17 nuggets of wisdom for newlyweds
My blog this week is based on an article by Taryn Hillin in the Huffington Post (Updated 26/02/2015), entitled “17 Things Married People Want Newlyweds To Know.”
To gain information married couples were asked to share their best piece of advice for newlyweds. In my blog the points are Taryn’s and the comments are mine.
Here are the 17 small nuggets of wisdom worth taking to heart:
1. “Love is an action verb. Love your spouse actively, every day.”
In a relationship and especially a marriage it is the expressing of love that holds everything together.
2. “Argue all you want, but it shouldn’t be you vs. your SO. It should be you (TOGETHER) vs. the problem.”
So many times couples go into a heated discussion with the aim of winning the discussion. It is not about who wins, but rather that of solving the problem.
3. “There is more than one right way to do something (e.g. load a dishwasher, fold the laundry, etc.)”
4. “Never stop dating your spouse.”
I personally feel this is very important. In my advice to couples I take it so far as to say they must ensure they have a date night once a month.
5. “When you are angry and having a fight, refrain from calling your spouse names of any kind.”
Remember; once you say something you can never take it back.
6. “Make sure that you make time for sex.”
7. “Choose your battles. Sometimes you just need to breathe and carry on. Communication. Communication. Communication.”

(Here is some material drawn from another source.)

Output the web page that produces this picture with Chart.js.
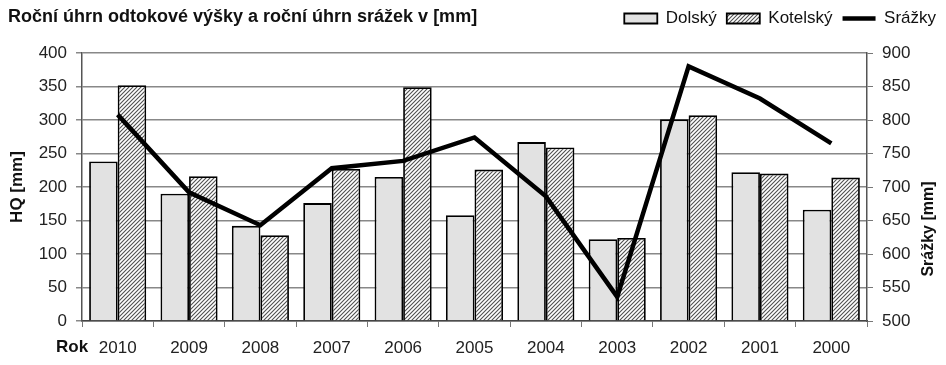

8. “Always have each other’s back in public. Never belittle your spouse. Have all the disagreements people normally do but let the world know you two are best friends.”
The state of your marriage will often be judged by how you talk to or about your spouse in front of others.
9. “Show appreciation! Always say thank you, even for the little things. Being married to someone doesn’t make you entitled to anything that they do for you.”
10. Arguing occurs when being right is more important than listening to your spouse.”
Always assume the other person has the best intentions. Let the small stuff go. Never stop being considerate or doing small gestures ‘just because’.”
12. “No matter how bad the fight is, how frustrated you are, look for something to be thankful for in your spouse. It will help calm you and give you a second to clear your head.”
13. “Kiss each other EVERYDAY.”
14. “Never stop listening.”
So many times we are with our spouse but we are not listening to what they are saying.
15. “No one argues well at midnight. So sometimes it is ok to go to bed angry. Consider it a timeout to regroup.”
Where at all possible do not leave things for the next day. We brood on them and they get worse.
16. “You must remember: You’re not in a battle. You’re not boxing. You are not opponents. You are working towards a common cause: A happy, healthy, productive life together.”
17. “You put her first, she puts you first. If you’re always more concerned about her needs than your own, and she’s more concerned about your needs than her own, you won’t have many problems.”